With Premier League domestic television income now coming out at £1.6 billion per season, I fear they might not need to. Yet I’m surprised by how unthreatened Monchi seems by English clubs’ new-found wealth. “In the end, football is a reflection of normal life, no?” he muses. “If you have money, you can choose not to work. If you don’t have money, you have to get to work, and Spanish clubs like us have to work to bridge the gap with English clubs.
“I think we’re starting to copy what English football is up to, and little by little we’re getting closer to them. They stole a march on us a few years ago, they’ve been really intelligent tapping into the Asian market the way they have. Spain is now trying to do the same thing. I think we’ll do it bit by bit, and bit by bit the divide will start narrowing.”

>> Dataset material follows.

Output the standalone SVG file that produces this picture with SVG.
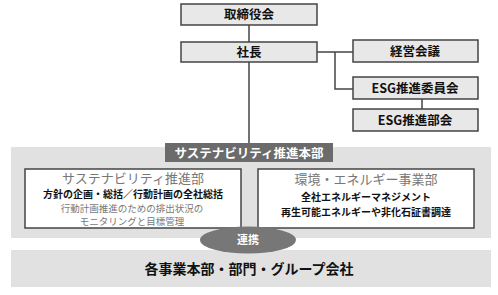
<svg xmlns="http://www.w3.org/2000/svg" width="498" height="295" viewBox="0 0 498 295">
<style>
text{font-family:"Noto Sans CJK JP","Noto Sans",sans-serif;text-anchor:middle}
.box{fill:#e8e8e8;stroke:#444;stroke-width:1.5}
.wbox{fill:#fff;stroke:#444;stroke-width:1.5}
.band{fill:#e1e1e1}
.b{font-weight:bold;fill:#111}
.g{fill:#777}
.w{fill:#fff;font-weight:bold}
.ln{stroke:#444;stroke-width:1.5;fill:none}
</style>
<rect width="498" height="295" fill="#fff"/>
<g id="connectors">
<path class="ln" d="M249 25V42M249 62V143M317 52H353M335 52V89H353M422 99V109"/>
</g>
<g id="board"><rect class="box" x="181" y="4" width="136" height="21"/><text class="b" x="249" y="19" font-size="12.5">取締役会</text></g>
<g id="president"><rect class="box" x="181" y="42" width="136" height="20"/><text class="b" x="249" y="57" font-size="12.5">社長</text></g>
<g id="mgmt"><rect class="box" x="353" y="40" width="125" height="22"/><text class="b" x="415" y="56" font-size="12.5">経営会議</text></g>
<g id="esg-committee"><rect class="box" x="353" y="77" width="125" height="22"/><text class="b" x="415" y="93" font-size="12.5">ESG推進委員会</text></g>
<g id="esg-council"><rect class="box" x="353" y="109" width="125" height="22"/><text class="b" x="415" y="125" font-size="12.5">ESG推進部会</text></g>
<g id="hq">
<rect class="band" x="11" y="147" width="480" height="91"/>
<rect x="165" y="143" width="168" height="19" fill="#6b6b6b"/>
<text class="w" x="249" y="157.5" font-size="12.5">サステナビリティ推進本部</text>
</g>
<g id="sustain-dept">
<rect class="wbox" x="25" y="169" width="216" height="59"/>
<text class="g" x="133" y="183" font-size="13">サステナビリティ推進部</text>
<text class="b" x="133" y="197.5" font-size="10">方針の企画・総括／行動計画の全社総括</text>
<text class="g" x="132" y="211.6" font-size="9.5">行動計画推進のための排出状況の</text>
<text class="g" x="132" y="225.4" font-size="9.5">モニタリングと目標管理</text>
</g>
<g id="energy-dept">
<rect class="wbox" x="258" y="169" width="216" height="59"/>
<text class="g" x="366" y="184" font-size="13">環境・エネルギー事業部</text>
<text class="b" x="366" y="201" font-size="10">全社エネルギーマネジメント</text>
<text class="b" x="366" y="215.6" font-size="10">再生可能エネルギーや非化石証書調達</text>
</g>
<g id="groups">
<rect class="band" x="11" y="250" width="480" height="37"/>
<text class="b" x="249" y="274" font-size="14">各事業本部・部門・グループ会社</text>
</g>
<g id="link">
<ellipse cx="248" cy="240" rx="48" ry="13.5" fill="#777"/>
<text class="w" x="248" y="244" font-size="11">連携</text>
</g>
</svg>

There’s one more thing on my mind. Sevilla don’t just have the financial might of European teams to contend with; Europe’s two most valuable clubs currently occupy first and second spot in La Liga. And despite five European titles in ten years, Sevilla have been champions of Spain only once: in 1946. How can a club run on profits break with the duopoly of Barcelona and Real Madrid, two juggernauts quite happy to keep racking up huge losses? Monchi pauses, staring into the middle distance.
“It’s really not easy,” he sighs. “It doesn’t just depend on you being at 100 per cent, it depends on those two not being at 100 per cent. I know it’s going to be difficult but one day I hope it does happen. If we’d had this interview twelve years ago and you’d told me to imagine Sevilla winning five Europa Leagues, I’d say you were dreaming. Now I’ll tell you the same, it’s a dream, a difficult dream. But we’ve already achieved things we never could have dreamed of.”